— Directions —
Each entry below is to be given again word for word, with no pictures.

--- Begin ---

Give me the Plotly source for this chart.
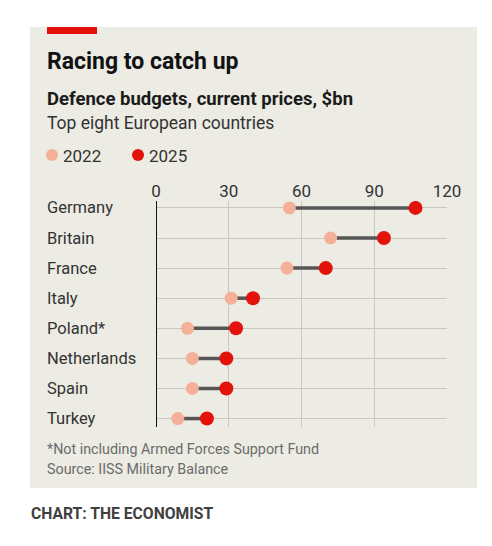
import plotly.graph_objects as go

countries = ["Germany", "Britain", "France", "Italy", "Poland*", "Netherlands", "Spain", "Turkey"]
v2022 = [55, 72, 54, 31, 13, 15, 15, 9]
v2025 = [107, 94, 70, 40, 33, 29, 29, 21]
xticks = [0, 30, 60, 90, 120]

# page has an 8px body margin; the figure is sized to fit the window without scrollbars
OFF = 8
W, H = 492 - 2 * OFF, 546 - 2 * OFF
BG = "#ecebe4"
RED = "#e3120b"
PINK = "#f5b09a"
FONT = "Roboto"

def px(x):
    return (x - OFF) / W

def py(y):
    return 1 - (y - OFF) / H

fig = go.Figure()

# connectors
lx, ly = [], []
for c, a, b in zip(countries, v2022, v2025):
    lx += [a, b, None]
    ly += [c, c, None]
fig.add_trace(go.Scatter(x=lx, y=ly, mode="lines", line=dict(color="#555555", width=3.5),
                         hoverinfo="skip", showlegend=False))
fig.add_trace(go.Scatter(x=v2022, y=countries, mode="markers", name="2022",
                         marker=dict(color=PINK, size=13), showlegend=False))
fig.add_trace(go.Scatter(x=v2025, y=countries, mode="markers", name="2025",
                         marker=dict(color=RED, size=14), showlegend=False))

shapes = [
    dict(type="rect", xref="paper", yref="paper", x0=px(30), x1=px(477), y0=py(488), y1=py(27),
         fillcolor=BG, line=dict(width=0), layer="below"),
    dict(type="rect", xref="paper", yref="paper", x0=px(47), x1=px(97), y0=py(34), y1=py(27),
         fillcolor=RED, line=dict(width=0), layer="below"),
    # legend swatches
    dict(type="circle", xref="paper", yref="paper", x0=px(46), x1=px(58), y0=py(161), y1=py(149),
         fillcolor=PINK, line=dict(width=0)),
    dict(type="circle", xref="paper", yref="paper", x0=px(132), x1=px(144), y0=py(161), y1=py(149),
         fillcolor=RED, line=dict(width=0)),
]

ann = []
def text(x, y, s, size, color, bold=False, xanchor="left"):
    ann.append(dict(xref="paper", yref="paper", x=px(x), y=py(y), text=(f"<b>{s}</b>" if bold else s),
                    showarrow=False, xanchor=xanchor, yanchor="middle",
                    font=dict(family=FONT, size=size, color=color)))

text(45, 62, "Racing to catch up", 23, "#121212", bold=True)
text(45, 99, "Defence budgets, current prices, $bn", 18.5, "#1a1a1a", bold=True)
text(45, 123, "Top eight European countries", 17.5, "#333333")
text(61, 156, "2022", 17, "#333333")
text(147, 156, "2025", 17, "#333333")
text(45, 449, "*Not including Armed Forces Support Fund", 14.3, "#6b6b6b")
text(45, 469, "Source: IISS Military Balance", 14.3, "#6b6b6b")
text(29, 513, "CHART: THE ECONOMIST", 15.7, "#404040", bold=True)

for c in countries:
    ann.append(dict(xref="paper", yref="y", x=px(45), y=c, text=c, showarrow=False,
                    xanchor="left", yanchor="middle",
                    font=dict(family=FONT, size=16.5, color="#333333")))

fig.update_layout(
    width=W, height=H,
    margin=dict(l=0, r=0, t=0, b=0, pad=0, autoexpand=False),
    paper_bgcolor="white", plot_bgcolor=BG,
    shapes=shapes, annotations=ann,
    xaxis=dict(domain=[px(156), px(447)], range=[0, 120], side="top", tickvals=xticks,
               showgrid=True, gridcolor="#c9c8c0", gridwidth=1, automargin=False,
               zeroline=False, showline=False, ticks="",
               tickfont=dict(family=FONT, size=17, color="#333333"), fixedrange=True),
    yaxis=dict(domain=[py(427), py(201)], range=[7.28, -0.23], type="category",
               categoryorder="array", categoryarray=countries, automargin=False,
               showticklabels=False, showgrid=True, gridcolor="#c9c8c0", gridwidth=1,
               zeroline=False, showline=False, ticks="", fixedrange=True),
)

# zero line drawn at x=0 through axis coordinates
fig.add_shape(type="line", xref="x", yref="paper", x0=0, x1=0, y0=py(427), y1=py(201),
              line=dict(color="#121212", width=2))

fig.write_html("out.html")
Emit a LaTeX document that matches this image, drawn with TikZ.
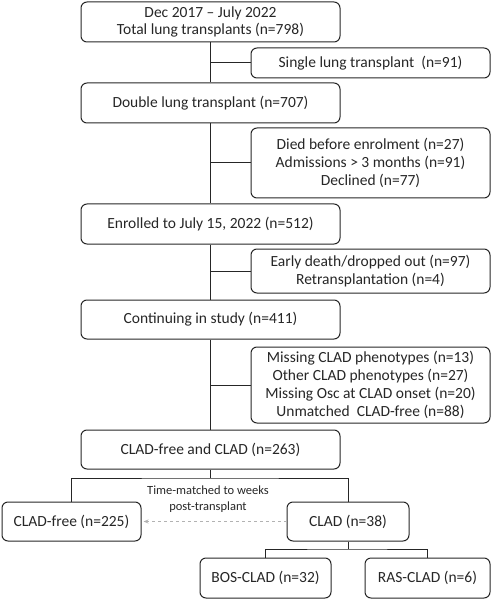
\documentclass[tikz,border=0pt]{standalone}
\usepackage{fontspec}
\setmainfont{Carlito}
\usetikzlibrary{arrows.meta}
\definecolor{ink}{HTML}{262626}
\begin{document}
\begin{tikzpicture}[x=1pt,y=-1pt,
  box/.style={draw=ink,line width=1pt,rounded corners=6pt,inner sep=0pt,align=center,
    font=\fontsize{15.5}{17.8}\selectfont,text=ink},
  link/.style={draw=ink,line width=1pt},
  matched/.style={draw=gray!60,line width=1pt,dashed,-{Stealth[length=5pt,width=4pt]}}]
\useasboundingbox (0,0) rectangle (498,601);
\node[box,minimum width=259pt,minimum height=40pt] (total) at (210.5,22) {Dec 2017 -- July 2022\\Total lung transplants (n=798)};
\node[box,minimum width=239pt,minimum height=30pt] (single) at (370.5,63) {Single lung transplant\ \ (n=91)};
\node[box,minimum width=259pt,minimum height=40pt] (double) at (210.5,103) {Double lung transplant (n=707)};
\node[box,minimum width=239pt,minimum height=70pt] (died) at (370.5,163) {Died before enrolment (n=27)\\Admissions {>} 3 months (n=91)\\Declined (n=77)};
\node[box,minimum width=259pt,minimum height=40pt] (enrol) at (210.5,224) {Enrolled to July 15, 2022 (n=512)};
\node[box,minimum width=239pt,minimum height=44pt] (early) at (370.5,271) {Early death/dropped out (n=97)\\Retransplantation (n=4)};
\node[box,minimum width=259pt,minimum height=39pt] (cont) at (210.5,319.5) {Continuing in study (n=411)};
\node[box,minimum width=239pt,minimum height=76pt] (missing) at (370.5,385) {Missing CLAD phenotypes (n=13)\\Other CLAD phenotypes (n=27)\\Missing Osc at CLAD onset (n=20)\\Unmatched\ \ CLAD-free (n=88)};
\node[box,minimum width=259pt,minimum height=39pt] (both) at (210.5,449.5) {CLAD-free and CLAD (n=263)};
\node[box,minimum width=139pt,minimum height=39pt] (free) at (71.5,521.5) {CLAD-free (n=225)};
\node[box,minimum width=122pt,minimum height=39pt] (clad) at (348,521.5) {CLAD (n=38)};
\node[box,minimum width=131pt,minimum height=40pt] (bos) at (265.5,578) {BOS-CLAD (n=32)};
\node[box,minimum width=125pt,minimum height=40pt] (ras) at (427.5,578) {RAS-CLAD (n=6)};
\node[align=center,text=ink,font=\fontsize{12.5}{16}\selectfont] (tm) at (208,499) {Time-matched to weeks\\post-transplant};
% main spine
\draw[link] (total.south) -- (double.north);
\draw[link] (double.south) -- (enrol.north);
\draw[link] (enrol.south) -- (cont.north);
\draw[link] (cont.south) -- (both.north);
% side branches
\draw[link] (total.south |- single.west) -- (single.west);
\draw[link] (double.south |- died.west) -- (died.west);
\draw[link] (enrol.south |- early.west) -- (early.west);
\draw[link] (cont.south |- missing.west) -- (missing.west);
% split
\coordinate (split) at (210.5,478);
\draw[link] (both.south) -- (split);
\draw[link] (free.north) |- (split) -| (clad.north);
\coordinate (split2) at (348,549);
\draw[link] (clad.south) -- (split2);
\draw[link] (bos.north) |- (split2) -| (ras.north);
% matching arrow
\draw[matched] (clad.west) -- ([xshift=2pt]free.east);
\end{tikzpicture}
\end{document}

--- End ---

— The answer —
Give me the Plotly source for this chart.
import plotly.graph_objects as go

countries = ["Germany", "Britain", "France", "Italy", "Poland*", "Netherlands", "Spain", "Turkey"]
v2022 = [55, 72, 54, 31, 13, 15, 15, 9]
v2025 = [107, 94, 70, 40, 33, 29, 29, 21]
xticks = [0, 30, 60, 90, 120]

# page has an 8px body margin; the figure is sized to fit the window without scrollbars
OFF = 8
W, H = 492 - 2 * OFF, 546 - 2 * OFF
BG = "#ecebe4"
RED = "#e3120b"
PINK = "#f5b09a"
FONT = "Roboto"

def px(x):
    return (x - OFF) / W

def py(y):
    return 1 - (y - OFF) / H

fig = go.Figure()

# connectors
lx, ly = [], []
for c, a, b in zip(countries, v2022, v2025):
    lx += [a, b, None]
    ly += [c, c, None]
fig.add_trace(go.Scatter(x=lx, y=ly, mode="lines", line=dict(color="#555555", width=3.5),
                         hoverinfo="skip", showlegend=False))
fig.add_trace(go.Scatter(x=v2022, y=countries, mode="markers", name="2022",
                         marker=dict(color=PINK, size=13), showlegend=False))
fig.add_trace(go.Scatter(x=v2025, y=countries, mode="markers", name="2025",
                         marker=dict(color=RED, size=14), showlegend=False))

shapes = [
    dict(type="rect", xref="paper", yref="paper", x0=px(30), x1=px(477), y0=py(488), y1=py(27),
         fillcolor=BG, line=dict(width=0), layer="below"),
    dict(type="rect", xref="paper", yref="paper", x0=px(47), x1=px(97), y0=py(34), y1=py(27),
         fillcolor=RED, line=dict(width=0), layer="below"),
    # legend swatches
    dict(type="circle", xref="paper", yref="paper", x0=px(46), x1=px(58), y0=py(161), y1=py(149),
         fillcolor=PINK, line=dict(width=0)),
    dict(type="circle", xref="paper", yref="paper", x0=px(132), x1=px(144), y0=py(161), y1=py(149),
         fillcolor=RED, line=dict(width=0)),
]

ann = []
def text(x, y, s, size, color, bold=False, xanchor="left"):
    ann.append(dict(xref="paper", yref="paper", x=px(x), y=py(y), text=(f"<b>{s}</b>" if bold else s),
                    showarrow=False, xanchor=xanchor, yanchor="middle",
                    font=dict(family=FONT, size=size, color=color)))

text(45, 62, "Racing to catch up", 23, "#121212", bold=True)
text(45, 99, "Defence budgets, current prices, $bn", 18.5, "#1a1a1a", bold=True)
text(45, 123, "Top eight European countries", 17.5, "#333333")
text(61, 156, "2022", 17, "#333333")
text(147, 156, "2025", 17, "#333333")
text(45, 449, "*Not including Armed Forces Support Fund", 14.3, "#6b6b6b")
text(45, 469, "Source: IISS Military Balance", 14.3, "#6b6b6b")
text(29, 513, "CHART: THE ECONOMIST", 15.7, "#404040", bold=True)

for c in countries:
    ann.append(dict(xref="paper", yref="y", x=px(45), y=c, text=c, showarrow=False,
                    xanchor="left", yanchor="middle",
                    font=dict(family=FONT, size=16.5, color="#333333")))

fig.update_layout(
    width=W, height=H,
    margin=dict(l=0, r=0, t=0, b=0, pad=0, autoexpand=False),
    paper_bgcolor="white", plot_bgcolor=BG,
    shapes=shapes, annotations=ann,
    xaxis=dict(domain=[px(156), px(447)], range=[0, 120], side="top", tickvals=xticks,
               showgrid=True, gridcolor="#c9c8c0", gridwidth=1, automargin=False,
               zeroline=False, showline=False, ticks="",
               tickfont=dict(family=FONT, size=17, color="#333333"), fixedrange=True),
    yaxis=dict(domain=[py(427), py(201)], range=[7.28, -0.23], type="category",
               categoryorder="array", categoryarray=countries, automargin=False,
               showticklabels=False, showgrid=True, gridcolor="#c9c8c0", gridwidth=1,
               zeroline=False, showline=False, ticks="", fixedrange=True),
)

# zero line drawn at x=0 through axis coordinates
fig.add_shape(type="line", xref="x", yref="paper", x0=0, x1=0, y0=py(427), y1=py(201),
              line=dict(color="#121212", width=2))

fig.write_html("out.html")
Emit a LaTeX document that matches this image, drawn with TikZ.
\documentclass[tikz,border=0pt]{standalone}
\usepackage{fontspec}
\setmainfont{Carlito}
\usetikzlibrary{arrows.meta}
\definecolor{ink}{HTML}{262626}
\begin{document}
\begin{tikzpicture}[x=1pt,y=-1pt,
  box/.style={draw=ink,line width=1pt,rounded corners=6pt,inner sep=0pt,align=center,
    font=\fontsize{15.5}{17.8}\selectfont,text=ink},
  link/.style={draw=ink,line width=1pt},
  matched/.style={draw=gray!60,line width=1pt,dashed,-{Stealth[length=5pt,width=4pt]}}]
\useasboundingbox (0,0) rectangle (498,601);
\node[box,minimum width=259pt,minimum height=40pt] (total) at (210.5,22) {Dec 2017 -- July 2022\\Total lung transplants (n=798)};
\node[box,minimum width=239pt,minimum height=30pt] (single) at (370.5,63) {Single lung transplant\ \ (n=91)};
\node[box,minimum width=259pt,minimum height=40pt] (double) at (210.5,103) {Double lung transplant (n=707)};
\node[box,minimum width=239pt,minimum height=70pt] (died) at (370.5,163) {Died before enrolment (n=27)\\Admissions {>} 3 months (n=91)\\Declined (n=77)};
\node[box,minimum width=259pt,minimum height=40pt] (enrol) at (210.5,224) {Enrolled to July 15, 2022 (n=512)};
\node[box,minimum width=239pt,minimum height=44pt] (early) at (370.5,271) {Early death/dropped out (n=97)\\Retransplantation (n=4)};
\node[box,minimum width=259pt,minimum height=39pt] (cont) at (210.5,319.5) {Continuing in study (n=411)};
\node[box,minimum width=239pt,minimum height=76pt] (missing) at (370.5,385) {Missing CLAD phenotypes (n=13)\\Other CLAD phenotypes (n=27)\\Missing Osc at CLAD onset (n=20)\\Unmatched\ \ CLAD-free (n=88)};
\node[box,minimum width=259pt,minimum height=39pt] (both) at (210.5,449.5) {CLAD-free and CLAD (n=263)};
\node[box,minimum width=139pt,minimum height=39pt] (free) at (71.5,521.5) {CLAD-free (n=225)};
\node[box,minimum width=122pt,minimum height=39pt] (clad) at (348,521.5) {CLAD (n=38)};
\node[box,minimum width=131pt,minimum height=40pt] (bos) at (265.5,578) {BOS-CLAD (n=32)};
\node[box,minimum width=125pt,minimum height=40pt] (ras) at (427.5,578) {RAS-CLAD (n=6)};
\node[align=center,text=ink,font=\fontsize{12.5}{16}\selectfont] (tm) at (208,499) {Time-matched to weeks\\post-transplant};
% main spine
\draw[link] (total.south) -- (double.north);
\draw[link] (double.south) -- (enrol.north);
\draw[link] (enrol.south) -- (cont.north);
\draw[link] (cont.south) -- (both.north);
% side branches
\draw[link] (total.south |- single.west) -- (single.west);
\draw[link] (double.south |- died.west) -- (died.west);
\draw[link] (enrol.south |- early.west) -- (early.west);
\draw[link] (cont.south |- missing.west) -- (missing.west);
% split
\coordinate (split) at (210.5,478);
\draw[link] (both.south) -- (split);
\draw[link] (free.north) |- (split) -| (clad.north);
\coordinate (split2) at (348,549);
\draw[link] (clad.south) -- (split2);
\draw[link] (bos.north) |- (split2) -| (ras.north);
% matching arrow
\draw[matched] (clad.west) -- ([xshift=2pt]free.east);
\end{tikzpicture}
\end{document}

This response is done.